We'll also use the pycountry
package on PyPI (https://pypi.org/project/pycountry/).
Here are this week's six tasks and questions. As always, the Jupyter notebook that I used to solve the problems are at the bottom of this post.
Using the API from apis.codante.io
, download all of the per-country medal information. As of this writing, the country API has a total of five pages to download; you'll want to combine them into a single data frame. Set the index to be the 3-letter country ID.
Before doing anything else, I loaded Pandas and a few other modules and names:
import pandas as pd
from pandas import Series, DataFrame
import requests
import pycountry
Why did I import each of these?
- Obviously, I imported
pandas
so that I could analyze the data. - I then imported the specific names
Series
andDataFrame
, which are convenient if and when I want to create a series. - I'll be using
requests
to perform API calls. - Finally, I'll be using
pycountry
(installed from PyPI) for country-specific information.

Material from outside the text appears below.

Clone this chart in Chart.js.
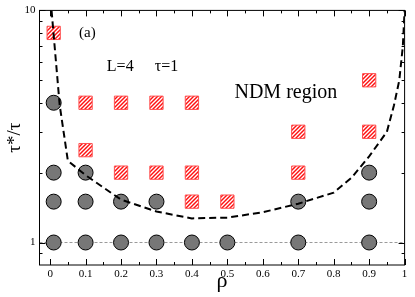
<!DOCTYPE html>
<html>
<head>
<meta charset="utf-8">
<script src="https://cdn.jsdelivr.net/npm/chart.js@4.4.1/dist/chart.umd.min.js"></script>
<style>
  html, body { margin: 0; padding: 0; background: #fff; }
  #wrap { width: 415px; height: 297px; }
</style>
</head>
<body>
<div id="wrap"><canvas id="chart" width="415" height="297"></canvas></div>
<script>
// ---------------------------------------------------------------------------
// Data
// ---------------------------------------------------------------------------

// grey circles (DM points)
const circleRho = [0.01, 0.01, 0.01, 0.01, 0.1, 0.1, 0.1, 0.2, 0.2, 0.3, 0.3, 0.4, 0.5, 0.7, 0.7, 0.9, 0.9, 0.9];
const circleTau = [1, 1.5, 2, 4, 1, 1.5, 2, 1, 1.5, 1, 1.5, 1, 1, 1, 1.5, 1, 1.5, 2];

// red hatched squares (NDM points)
const squareRho = [0.01, 0.1, 0.1, 0.2, 0.2, 0.3, 0.3, 0.4, 0.4, 0.4, 0.5, 0.7, 0.7, 0.9, 0.9];
const squareTau = [8, 2.5, 4, 2, 4, 2, 4, 1.5, 2, 4, 1.5, 2, 3, 3, 5];

// dashed boundary of the NDM region
const boundaryRho = [0.004, 0.027, 0.05, 0.1, 0.2, 0.3, 0.4, 0.5, 0.6, 0.7, 0.8, 0.85, 0.9, 0.95, 0.97, 0.985, 0.995, 1.0];
const boundaryTau = [10, 3.9, 2.25, 1.95, 1.53, 1.36, 1.27, 1.28, 1.35, 1.47, 1.64, 1.9, 2.35, 3.0, 3.9, 5.0, 7.0, 10];

// thin reference line at tau*/tau = 1
const refRho = [-0.03, 1.0];
const refTau = [1, 1];

// axes
const xTicks = [0, 0.1, 0.2, 0.3, 0.4, 0.5, 0.6, 0.7, 0.8, 0.9, 1];
const xTickLabels = ['0', '0.1', '0.2', '0.3', '0.4', '0.5', '0.6', '0.7', '0.8', '0.9', '1'];
const xMinorTicks = [0.05, 0.15, 0.25, 0.35, 0.45, 0.55, 0.65, 0.75, 0.85, 0.95];
const yTicks = [1, 10];
const yTickLabels = ['1', '10'];
const yMinorTicks = [0.9, 2, 3, 4, 5, 6, 7, 8, 9];

// ---------------------------------------------------------------------------
// Helpers
// ---------------------------------------------------------------------------

const SERIF = '"Liberation Serif", "DejaVu Serif", serif';

function toPoints(xs, ys) {
  return xs.map((x, i) => ({ x, y: ys[i] }));
}

// red fill with white "///" hatching
function stripePattern() {
  const c = document.createElement('canvas');
  c.width = 4;
  c.height = 4;
  const g = c.getContext('2d');
  g.fillStyle = '#ff1010';
  g.fillRect(0, 0, 4, 4);
  g.strokeStyle = '#ffffff';
  g.lineWidth = 1.4;
  g.beginPath();
  g.moveTo(-1, 5); g.lineTo(5, -1);
  g.moveTo(-1, 1); g.lineTo(1, -1);
  g.moveTo(3, 5); g.lineTo(5, 3);
  g.stroke();
  return g.createPattern(c, 'repeat');
}

// box frame with inward ticks on all four sides
const frameTicks = {
  id: 'frameTicks',
  afterDatasetsDraw(chart) {
    const { ctx, chartArea: a, scales: { x, y } } = chart;
    const px = v => Math.round(v) + 0.5;
    ctx.save();
    ctx.strokeStyle = '#000';
    ctx.lineWidth = 1;
    ctx.strokeRect(a.left, a.top, a.right - a.left, a.bottom - a.top);
    ctx.beginPath();
    const xTick = (v, len) => {
      const p = px(x.getPixelForValue(v));
      ctx.moveTo(p, a.bottom); ctx.lineTo(p, a.bottom - len);
      ctx.moveTo(p, a.top); ctx.lineTo(p, a.top + len);
    };
    const yTick = (v, len) => {
      const p = px(y.getPixelForValue(v));
      ctx.moveTo(a.left, p); ctx.lineTo(a.left + len, p);
      ctx.moveTo(a.right, p); ctx.lineTo(a.right - len, p);
    };
    xTicks.forEach(v => xTick(v, 6));
    xMinorTicks.forEach(v => xTick(v, 3));
    yTicks.forEach(v => yTick(v, 6));
    yMinorTicks.forEach(v => yTick(v, 3));
    ctx.stroke();
    ctx.restore();
  }
};

// in-plot labels, placed in data coordinates
const notes = {
  id: 'notes',
  afterDraw(chart) {
    const { ctx, scales: { x, y } } = chart;
    const put = (text, rx, ty, size, align) => {
      ctx.font = size + 'px ' + SERIF;
      ctx.textAlign = align;
      ctx.textBaseline = 'middle';
      ctx.fillText(text, x.getPixelForValue(rx), y.getPixelForValue(ty));
    };
    ctx.save();
    ctx.fillStyle = '#000';
    put('(a)', 0.105, 8, 15, 'center');
    put('L=4', 0.16, 5.7, 16, 'left');
    put('\u03c4=1', 0.295, 5.7, 16, 'left');
    put('NDM region', 0.52, 4.4, 20, 'left');
    ctx.restore();
  }
};

// ---------------------------------------------------------------------------
// Chart
// ---------------------------------------------------------------------------

const ctx = document.getElementById('chart').getContext('2d');

new Chart(ctx, {
  type: 'scatter',
  data: {
    datasets: [
      {
        label: 'boundary',
        data: toPoints(boundaryRho, boundaryTau),
        showLine: true,
        borderColor: '#000',
        borderWidth: 2,
        borderDash: [7, 4],
        pointRadius: 0,
        tension: 0,
        fill: false
      },
      {
        label: 'NDM',
        data: toPoints(squareRho, squareTau),
        pointStyle: 'rect',
        pointRadius: 9.4,
        backgroundColor: stripePattern(),
        borderColor: '#ff5050',
        borderWidth: 1
      },
      {
        label: 'DM',
        data: toPoints(circleRho, circleTau),
        pointStyle: 'circle',
        pointRadius: 7.5,
        backgroundColor: '#777777',
        borderColor: '#000',
        borderWidth: 1
      },
      {
        label: 'ref',
        data: toPoints(refRho, refTau),
        showLine: true,
        borderColor: '#9a9a9a',
        borderWidth: 1,
        borderDash: [3, 2],
        pointRadius: 0,
        fill: false
      }
    ]
  },
  options: {
    responsive: false,
    animation: false,
    devicePixelRatio: 1,
    layout: { padding: { left: 0, right: 4.5, top: 5, bottom: 0 } },
    plugins: {
      legend: { display: false },
      tooltip: { enabled: false }
    },
    scales: {
      x: {
        type: 'linear',
        min: -0.03,
        max: 1,
        grid: { display: false, drawTicks: false },
        border: { display: false },
        afterBuildTicks: s => { s.ticks = xTicks.map(v => ({ value: v })); },
        afterFit: s => { s.height = 32; s.paddingLeft = 0; s.paddingRight = 0; },
        ticks: {
          padding: 3,
          maxRotation: 0,
          autoSkip: false,
          color: '#000',
          font: { family: SERIF, size: 11 },
          callback: (v, i) => xTickLabels[i]
        },
        title: {
          display: true,
          text: '\u03c1',
          color: '#000',
          font: { family: SERIF, size: 22 },
          padding: { top: 0, bottom: 3 }
        }
      },
      y: {
        type: 'logarithmic',
        min: 0.8,
        max: 10,
        grid: { display: false, drawTicks: false },
        border: { display: false },
        afterBuildTicks: s => { s.ticks = yTicks.map(v => ({ value: v })); },
        afterFit: s => { s.width = 39.5; s.paddingTop = 0; s.paddingBottom = 0; },
        ticks: {
          padding: 4,
          autoSkip: false,
          color: '#000',
          font: { family: SERIF, size: 11 },
          callback: (v, i) => yTickLabels[i]
        },
        title: {
          display: true,
          text: '\u03c4*/\u03c4',
          color: '#000',
          font: { family: SERIF, size: 19 },
          padding: { top: 4, bottom: 0 }
        }
      }
    }
  },
  plugins: [frameTicks, notes]
});
</script>
</body>
</html>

With that in place, I can start to retrieve Olympics data via the API. The easiest way to do this is with requests
, since I can just say requests.get(URL)
, for a given URL. In the case of this API, though, we'll need to retrieve five pages of data, with each page (according to the API documentation) specified by passing a page
name-value pair along with an integer.
We can do that with requests
by passing not only the URL, but also {'pages':1}
, a dict containing the key-value pairs we want to add to our request. The integer passed along with 'pages'
will have to change, with values 1-5, as we retrieve each page of results.
The results themselves will come as JSON. Fortunately, we can easily turn most JSON data into a data frame by simply passing it to DataFrame
. We'll thus end up with one data frame for each page. If we create a list of data frames, we can then combine them into a single one with pd.concat
.
Let's start by setting up a base URL and an empty list, all_data
, where we'll collect the data frames:
url_base = 'https://apis.codante.io/olympic-games'
all_data = []
Next, we'll use requests
to retrieve each of the five pages:
for page_number in range(1, 6):
print(f'Getting page {page_number}')
r = requests.get(f'{url_base}/countries', {'page':page_number})
all_data.append(DataFrame(r.json()['data']))
Notice that when we get a response back from requests
, we can invoke json
on it to get Python data structures (lists and dicts). I originally tried to invoke DataFrame
directly on the result of invoking r.json()
, but saw that the actual data was under the 'data'
dict key. So I ran DataFrame(r.json()['data'])
, giving me a data frame; I then appended it to all_data
.
Notice that I added a call to print
, indicating what page was being retrieved in each iteration of the for
loop. I often do that when things will take a while, so that I can know where the code stands – and where it had a problem, if something goes wrong.
Note that I used range
(1,6)
to iterate over the numbers I wanted, starting with 1 and ending with 5 – because range
, like most Python methods, always counts "up to and not including" the final value.
With all_data
in place, I ran pd.concat
on it, and then ran set_index
to use id
as the index on the new data frame:
df = (pd
.concat(all_data)
.set_index('id')
)
The resulting data frame has 203 rows and 9 columns.
What countries don't seem to have any continent? What's the deal with them?
While exploring this data set, I decided to see how many countries are on each continent:
df['continent'].value_counts()
I got the following result:
continent
AFR 53
EUR 47
ASI 44
AME 41
OCE 15
2
- 1
Name: count, dtype: int64
I could identify the first five continents, but didn't understand what the blank continent was, or the one marked with -
. I thus did some digging:
(
df
.loc[
lambda df_: df_['continent'].isin(['', '-']),
['continent', 'name']
]
)
In the above code, I use loc
to retrieve a subset of rows and columns
For the row selector, I used lambda
, creating an anonymous function that takes a single argument, a data frame. We then, inside of the function, run isin(['', '-'])
on the data frame, getting a boolean series back. The series is True
when the continent is either an empty string or just -
. Specifying a boolean series in this way is often more natural and flexible than other methods.
For the column selector, I pass a list of strings, the names of the columns we want to see.
The result:
continent name
id
EOR EOR
AIN AIN
SAM - Samoa
We thus see that three of the teams competing in the Olympics have no continent. Which are they?
- Samoa, a country that I think would classify itself as being in Oceania, much like Australia and New Zealand. I'm guessing (hoping) that the data I got was just a glitch.
- EOR, a team of Olympic athletes who are refugees. This team has participated in Olympic games since 2016, and was previously known as ROT, for "Refugee Olympic Team." France insisted that the team be known by its French initials this time around, and the acronym for "Équipe olympique des réfugiés" is EOR.
- AIN, a team of Russian and Belorusian athletes, since their national teams were banned in the wake of Russia's invasion of Ukraine. In English, they were known as INA ("Individual Neutral Athletes"), but this year they are known by AIN, the French initials of "Athlètes Individuels Neutres."
I had no idea about these latter two groups, and am glad that I got a chance to learn about them.